An app-based delivery worker waits outside of a restaurant in New York City on July 7, 2023.
Spencer Platt | Getty Images
  • Grubhub will pay $25 million to settle a lawsuit over allegedly unlawful practices that harmed diners, workers and small businesses, the FTC announced on Tuesday.
  • The complaint claims that Grubhub deceived diners about delivery costs and blocked their access to their accounts.
  • Rising prices among third-party food delivery services has continued to frustrate Americans looking to reduce extra fees

Grubhub will pay $25 million to settle a lawsuit from the Federal Trade Commission and Illinois Attorney General Kwame Raoul over allegedly unlawful practices that harmed diners, workers and small businesses, the FTC announced on Tuesday.

The complaint claims that Grubhub deceived diners about delivery costs and blocked their access to their accounts. The company also deceived workers about how much money they would make delivering food and listed restaurants on its platform without their permission.

"Our investigation found that Grubhub tricked its customers, deceived its drivers, and unfairly damaged the reputation and revenues of restaurants that did not partner with Grubhub — all in order to drive scale and accelerate growth," FTC Chair Lina Khan said in a press release.

Grubhub has had as many as 325,000 unaffiliated restaurants on its platform — more than half of all of the available restaurants on Grubhub, according to the complaint. The company allegedly listed unaffiliated restaurants in order to drive growth, but diners often had to pay more in delivery fees from those restaurants which, in turn, damaged their reputations.

The complaint further alleged that Grubhub would often avoid removing unaffiliated restaurants off the platform when requested, instead trying to sell them paid partnerships.

As part of the settlement, the food delivery company will stop adding surprise fees that are often labeled as "service fees" or "small order fees," stop listing unaffiliated restaurants on the platform, be more transparent about driver earnings, notify customers if their account has been blocked, and provide more simple methods to cancel memberships.

Rising prices among third-party food delivery services have continued to frustrate Americans looking to reduce extra fees. Between 2022 and 2024, consumers reported higher yearly increases in their total checks on third-party apps compared to orders made directly through restaurant sites, according to Technomic.

The FTC complaint alleged that Grubhub would add on junk fees to delivery costs, often labeled as "service fees" or "small order fees," despite having advertised that diners would pay a single, low-cost amount for Grubhub's services tied to deliveries.

"At Grubhub, we're committed to transparency so that every single day diners, restaurants and drivers can make well-informed choices to do business with us," a Grubhub spokesperson wrote in a statement to CNBC. "While we categorically deny the allegations made by the FTC, many of which are wrong, misleading or no longer applicable to our business, we believe settling this matter is in the best interest of Grubhub and allows us to move forward."

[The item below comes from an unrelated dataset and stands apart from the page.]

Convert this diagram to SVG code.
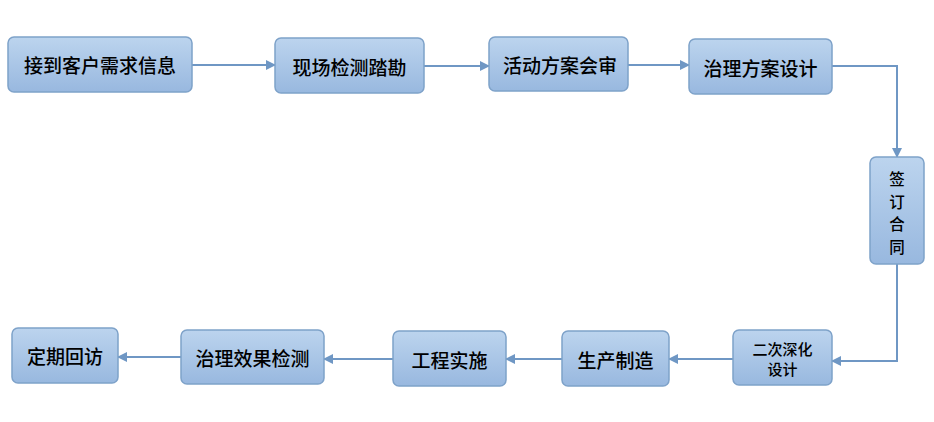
<svg xmlns="http://www.w3.org/2000/svg" width="934" height="422" viewBox="0 0 934 422">
<defs>
<linearGradient id="g" x1="0" y1="0" x2="0" y2="1">
<stop offset="0" stop-color="#bcd4ee"/>
<stop offset="1" stop-color="#98b8df"/>
</linearGradient>
<marker id="a" viewBox="0 0 10 10" refX="9" refY="5" markerWidth="10" markerHeight="10" markerUnits="userSpaceOnUse" orient="auto">
<path d="M0,0 L10,5 L0,10 Z" fill="#6f97c4"/>
</marker>
<style>
.n{fill:url(#g);stroke:#7ea2c9;stroke-width:1.5}
.t{font-family:"Noto Sans CJK SC","Noto Sans",sans-serif;font-size:19px;font-weight:500;fill:#000;text-anchor:middle;dominant-baseline:central}
.s{font-size:15px}
.v{font-size:15.5px}
.c{fill:none;stroke:#6f97c4;stroke-width:2;marker-end:url(#a)}
</style>
</defs>
<rect width="934" height="422" fill="#fff"/>
<g id="connectors">
<path class="c" d="M192,65 H275"/>
<path class="c" d="M424,66 H489"/>
<path class="c" d="M628,65 H689"/>
<path class="c" d="M832,66 H897 V157"/>
<path class="c" d="M897,264 V361 H832"/>
<path class="c" d="M733,359 H669"/>
<path class="c" d="M562,359 H506"/>
<path class="c" d="M393,359 H324"/>
<path class="c" d="M181,357 H118"/>
</g>
<g id="n1"><rect class="n" x="8" y="37" width="184" height="55" rx="6"/><text class="t" x="100" y="64.5">接到客户需求信息</text></g>
<g id="n2"><rect class="n" x="275" y="38" width="149" height="55" rx="6"/><text class="t" x="349.5" y="66">现场检测踏勘</text></g>
<g id="n3"><rect class="n" x="489" y="37" width="139" height="54" rx="6"/><text class="t" x="560" y="64">活动方案会审</text></g>
<g id="n4"><rect class="n" x="689" y="39" width="143" height="55" rx="6"/><text class="t" x="760.5" y="67">治理方案设计</text></g>
<g id="n5"><rect class="n" x="870" y="157" width="54" height="107" rx="6"/><text class="t v"><tspan x="897" y="178">签</tspan><tspan x="897" y="200.5">订</tspan><tspan x="897" y="223">合</tspan><tspan x="897" y="245.5">同</tspan></text></g>
<g id="n6"><rect class="n" x="733" y="330" width="99" height="55" rx="6"/><text class="t s"><tspan x="782.5" y="348">二次深化</tspan><tspan x="782.5" y="368">设计</tspan></text></g>
<g id="n7"><rect class="n" x="562" y="331" width="107" height="55" rx="6"/><text class="t" x="615.5" y="359">生产制造</text></g>
<g id="n8"><rect class="n" x="393" y="331" width="113" height="55" rx="6"/><text class="t" x="449.5" y="359">工程实施</text></g>
<g id="n9"><rect class="n" x="181" y="330" width="143" height="54" rx="6"/><text class="t" x="252.5" y="357">治理效果检测</text></g>
<g id="n10"><rect class="n" x="12" y="328" width="106" height="55" rx="6"/><text class="t" x="65" y="355.5">定期回访</text></g>
</svg>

The settlement includes a monetary judgment of $140 million, but is partially suspended as Grubhub is unable to pay the full amount, according to the press release. The company will instead pay $25 million, nearly all of which will be used to refund consumers harmed by the company's conduct. If Grubhub is found to have misrepresented its financial status, the full judgment would become immediately due, according to the press release.

"We believe the FTC agreed to suspend a portion of the judgment because we negotiated with them in good faith and provided extensive details about our business and financial performance," the Grubhub spokesperson said. "Monetary judgments are not intended to cause irreparable harm or undue hardship for companies."